## Instructions for the task
Pull out every line from the listing that has the word "this".

--- BEGIN ---

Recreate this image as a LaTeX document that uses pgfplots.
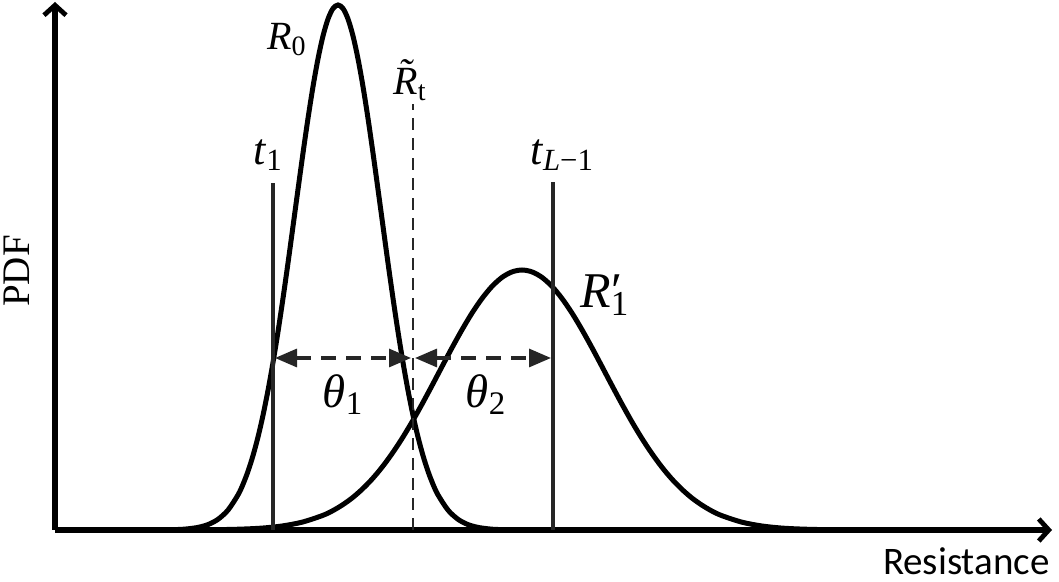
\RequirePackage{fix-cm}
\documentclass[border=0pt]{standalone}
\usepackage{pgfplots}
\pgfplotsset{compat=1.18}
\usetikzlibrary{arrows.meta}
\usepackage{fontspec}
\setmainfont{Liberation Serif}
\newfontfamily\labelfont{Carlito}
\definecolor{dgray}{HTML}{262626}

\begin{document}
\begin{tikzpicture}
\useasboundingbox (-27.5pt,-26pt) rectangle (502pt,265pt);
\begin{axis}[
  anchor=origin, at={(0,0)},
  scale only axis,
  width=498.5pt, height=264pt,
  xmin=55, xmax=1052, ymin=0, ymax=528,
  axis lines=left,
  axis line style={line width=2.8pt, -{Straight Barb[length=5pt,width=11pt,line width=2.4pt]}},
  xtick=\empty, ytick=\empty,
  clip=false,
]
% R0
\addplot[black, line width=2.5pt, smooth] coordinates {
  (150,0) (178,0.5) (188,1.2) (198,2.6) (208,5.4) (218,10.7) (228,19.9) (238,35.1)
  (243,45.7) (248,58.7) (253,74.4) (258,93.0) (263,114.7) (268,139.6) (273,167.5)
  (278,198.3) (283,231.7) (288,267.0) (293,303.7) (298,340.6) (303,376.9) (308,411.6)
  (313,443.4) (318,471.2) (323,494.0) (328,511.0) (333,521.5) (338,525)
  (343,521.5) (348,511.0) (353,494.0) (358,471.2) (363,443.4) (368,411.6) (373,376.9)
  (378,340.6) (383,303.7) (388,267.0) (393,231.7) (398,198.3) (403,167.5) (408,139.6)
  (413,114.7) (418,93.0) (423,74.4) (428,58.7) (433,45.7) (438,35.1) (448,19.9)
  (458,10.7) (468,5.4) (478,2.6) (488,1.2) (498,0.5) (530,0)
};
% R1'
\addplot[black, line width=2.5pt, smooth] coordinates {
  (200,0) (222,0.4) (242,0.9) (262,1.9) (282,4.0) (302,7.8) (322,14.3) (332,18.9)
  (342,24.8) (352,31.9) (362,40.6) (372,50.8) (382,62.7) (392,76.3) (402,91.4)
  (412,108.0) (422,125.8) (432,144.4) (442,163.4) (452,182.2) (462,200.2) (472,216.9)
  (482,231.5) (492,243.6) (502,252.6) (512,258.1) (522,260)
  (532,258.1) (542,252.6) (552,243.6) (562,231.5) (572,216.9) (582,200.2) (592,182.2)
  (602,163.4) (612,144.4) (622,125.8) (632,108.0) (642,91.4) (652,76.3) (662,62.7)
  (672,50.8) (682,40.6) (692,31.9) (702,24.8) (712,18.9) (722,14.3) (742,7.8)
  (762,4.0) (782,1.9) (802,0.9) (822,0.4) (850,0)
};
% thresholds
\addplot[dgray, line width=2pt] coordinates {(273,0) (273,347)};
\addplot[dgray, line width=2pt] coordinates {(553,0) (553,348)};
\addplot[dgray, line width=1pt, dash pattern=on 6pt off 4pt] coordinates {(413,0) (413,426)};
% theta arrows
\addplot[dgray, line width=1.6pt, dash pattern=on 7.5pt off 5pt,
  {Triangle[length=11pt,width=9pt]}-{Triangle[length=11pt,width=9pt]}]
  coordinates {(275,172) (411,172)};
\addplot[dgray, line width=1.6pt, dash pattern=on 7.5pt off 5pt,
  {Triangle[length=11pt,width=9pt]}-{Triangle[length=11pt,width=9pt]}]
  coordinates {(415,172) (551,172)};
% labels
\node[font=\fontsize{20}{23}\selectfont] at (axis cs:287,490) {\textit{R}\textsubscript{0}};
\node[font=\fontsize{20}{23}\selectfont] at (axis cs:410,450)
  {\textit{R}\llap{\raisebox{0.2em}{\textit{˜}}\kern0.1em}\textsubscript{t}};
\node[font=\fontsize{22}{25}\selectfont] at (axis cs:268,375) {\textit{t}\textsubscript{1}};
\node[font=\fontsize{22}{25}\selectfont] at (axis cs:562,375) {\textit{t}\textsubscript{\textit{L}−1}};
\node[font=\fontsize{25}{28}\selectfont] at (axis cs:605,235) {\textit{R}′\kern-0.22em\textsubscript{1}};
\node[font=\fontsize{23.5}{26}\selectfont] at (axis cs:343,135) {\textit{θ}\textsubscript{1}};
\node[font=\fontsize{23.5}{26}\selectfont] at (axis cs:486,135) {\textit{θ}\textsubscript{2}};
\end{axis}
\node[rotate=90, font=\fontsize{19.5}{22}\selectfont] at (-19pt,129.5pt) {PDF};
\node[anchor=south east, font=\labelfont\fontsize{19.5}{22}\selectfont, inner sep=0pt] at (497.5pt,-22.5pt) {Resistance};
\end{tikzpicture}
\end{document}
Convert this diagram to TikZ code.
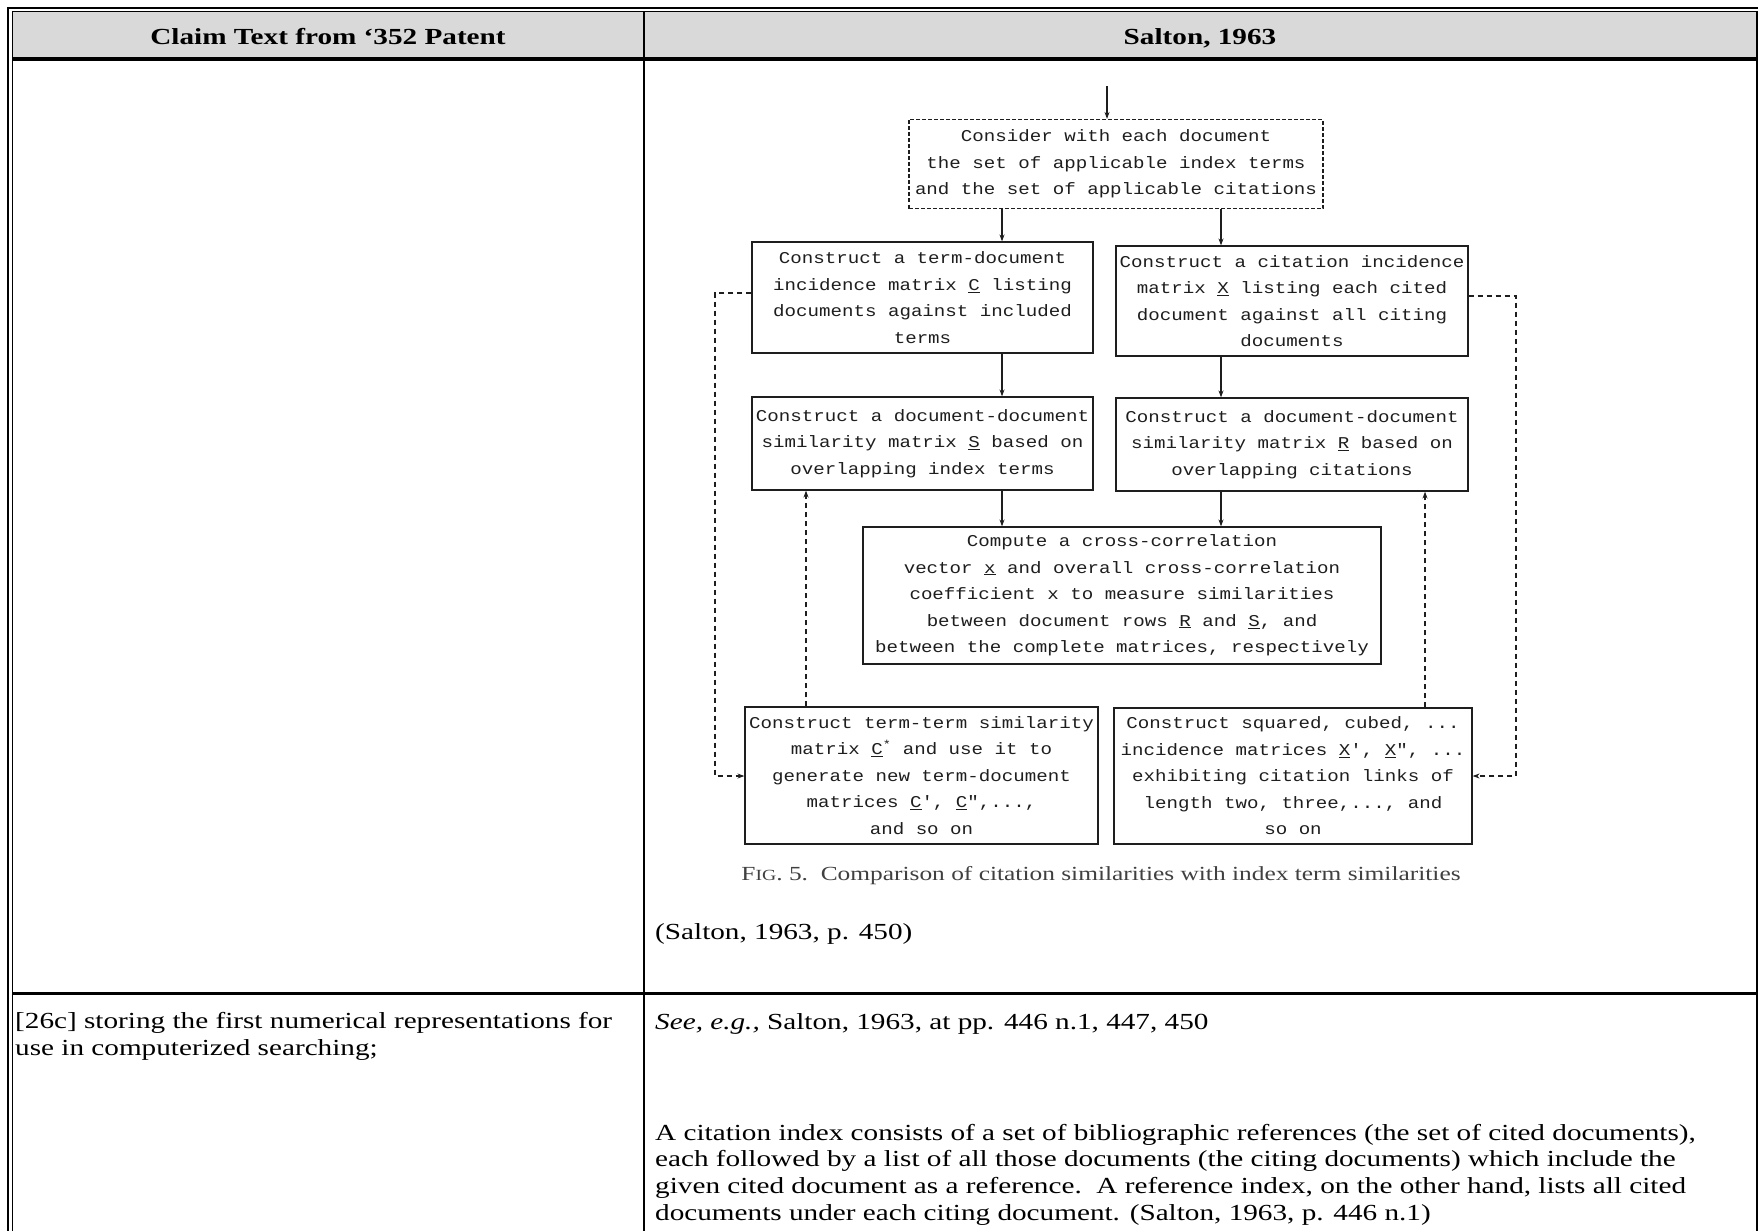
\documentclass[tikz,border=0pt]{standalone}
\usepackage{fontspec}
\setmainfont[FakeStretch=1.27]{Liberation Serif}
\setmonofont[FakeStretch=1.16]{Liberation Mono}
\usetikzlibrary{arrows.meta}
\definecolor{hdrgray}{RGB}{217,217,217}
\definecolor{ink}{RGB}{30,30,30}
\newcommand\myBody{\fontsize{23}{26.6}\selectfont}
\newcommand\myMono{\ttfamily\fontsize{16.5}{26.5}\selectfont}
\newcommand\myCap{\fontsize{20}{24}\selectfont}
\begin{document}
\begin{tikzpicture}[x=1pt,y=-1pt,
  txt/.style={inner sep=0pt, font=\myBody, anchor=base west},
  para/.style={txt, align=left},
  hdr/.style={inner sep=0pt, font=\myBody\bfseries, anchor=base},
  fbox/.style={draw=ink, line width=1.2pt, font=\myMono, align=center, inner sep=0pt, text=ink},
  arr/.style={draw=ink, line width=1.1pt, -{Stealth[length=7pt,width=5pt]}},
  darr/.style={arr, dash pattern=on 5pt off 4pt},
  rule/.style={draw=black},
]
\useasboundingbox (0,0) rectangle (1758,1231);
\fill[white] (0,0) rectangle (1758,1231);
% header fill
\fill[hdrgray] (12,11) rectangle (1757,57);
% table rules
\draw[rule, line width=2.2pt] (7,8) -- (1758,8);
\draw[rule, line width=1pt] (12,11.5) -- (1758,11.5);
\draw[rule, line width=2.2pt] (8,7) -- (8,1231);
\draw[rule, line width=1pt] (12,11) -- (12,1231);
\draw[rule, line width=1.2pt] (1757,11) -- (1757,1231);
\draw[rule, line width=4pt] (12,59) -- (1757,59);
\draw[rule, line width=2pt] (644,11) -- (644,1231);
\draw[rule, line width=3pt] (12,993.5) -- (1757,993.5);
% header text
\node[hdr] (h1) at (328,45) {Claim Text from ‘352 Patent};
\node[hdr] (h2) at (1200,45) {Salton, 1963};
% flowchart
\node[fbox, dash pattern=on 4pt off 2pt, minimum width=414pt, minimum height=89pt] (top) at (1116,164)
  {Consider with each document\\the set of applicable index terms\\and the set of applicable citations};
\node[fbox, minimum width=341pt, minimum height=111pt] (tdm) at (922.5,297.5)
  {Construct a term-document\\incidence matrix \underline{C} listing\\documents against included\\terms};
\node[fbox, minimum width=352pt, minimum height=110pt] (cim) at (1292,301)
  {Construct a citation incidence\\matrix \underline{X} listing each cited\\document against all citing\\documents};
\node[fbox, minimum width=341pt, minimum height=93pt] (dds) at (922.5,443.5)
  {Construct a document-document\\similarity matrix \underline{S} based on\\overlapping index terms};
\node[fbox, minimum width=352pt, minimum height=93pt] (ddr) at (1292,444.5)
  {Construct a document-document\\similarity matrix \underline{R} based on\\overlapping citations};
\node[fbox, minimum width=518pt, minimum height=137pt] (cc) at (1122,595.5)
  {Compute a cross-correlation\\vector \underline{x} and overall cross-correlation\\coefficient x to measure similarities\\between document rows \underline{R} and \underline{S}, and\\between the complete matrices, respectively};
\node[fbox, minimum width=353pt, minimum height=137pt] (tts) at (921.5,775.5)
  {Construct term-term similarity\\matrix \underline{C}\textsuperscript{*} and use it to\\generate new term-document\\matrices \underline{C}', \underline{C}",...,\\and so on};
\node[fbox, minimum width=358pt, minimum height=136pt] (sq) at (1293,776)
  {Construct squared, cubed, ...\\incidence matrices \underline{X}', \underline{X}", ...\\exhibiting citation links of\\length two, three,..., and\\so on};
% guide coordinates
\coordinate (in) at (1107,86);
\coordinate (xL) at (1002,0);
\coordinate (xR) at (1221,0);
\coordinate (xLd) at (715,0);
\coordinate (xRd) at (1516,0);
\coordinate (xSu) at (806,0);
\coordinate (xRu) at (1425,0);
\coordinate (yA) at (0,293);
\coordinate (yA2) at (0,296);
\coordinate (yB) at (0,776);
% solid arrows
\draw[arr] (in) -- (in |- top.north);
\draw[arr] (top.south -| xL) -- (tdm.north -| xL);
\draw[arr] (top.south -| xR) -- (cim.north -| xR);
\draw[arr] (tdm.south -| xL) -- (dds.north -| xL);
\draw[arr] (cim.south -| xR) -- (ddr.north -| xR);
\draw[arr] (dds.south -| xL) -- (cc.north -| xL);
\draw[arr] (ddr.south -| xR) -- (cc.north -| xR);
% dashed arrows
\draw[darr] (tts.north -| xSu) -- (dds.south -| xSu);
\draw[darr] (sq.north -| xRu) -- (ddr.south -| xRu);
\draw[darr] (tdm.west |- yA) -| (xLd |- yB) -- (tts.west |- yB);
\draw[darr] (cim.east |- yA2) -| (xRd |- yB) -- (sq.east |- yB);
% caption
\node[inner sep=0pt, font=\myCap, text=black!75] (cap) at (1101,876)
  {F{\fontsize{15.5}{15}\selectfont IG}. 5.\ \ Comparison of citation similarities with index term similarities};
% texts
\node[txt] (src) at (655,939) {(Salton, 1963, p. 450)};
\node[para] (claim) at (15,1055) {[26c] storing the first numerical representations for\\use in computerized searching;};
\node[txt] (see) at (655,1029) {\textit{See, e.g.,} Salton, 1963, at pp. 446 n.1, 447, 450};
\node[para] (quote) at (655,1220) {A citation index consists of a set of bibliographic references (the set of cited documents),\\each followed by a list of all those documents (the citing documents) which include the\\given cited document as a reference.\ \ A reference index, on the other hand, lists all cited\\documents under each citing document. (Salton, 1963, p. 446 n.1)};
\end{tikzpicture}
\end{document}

--- END ---

## Written response
Recreate this image as a LaTeX document that uses pgfplots.
Convert this diagram to TikZ code.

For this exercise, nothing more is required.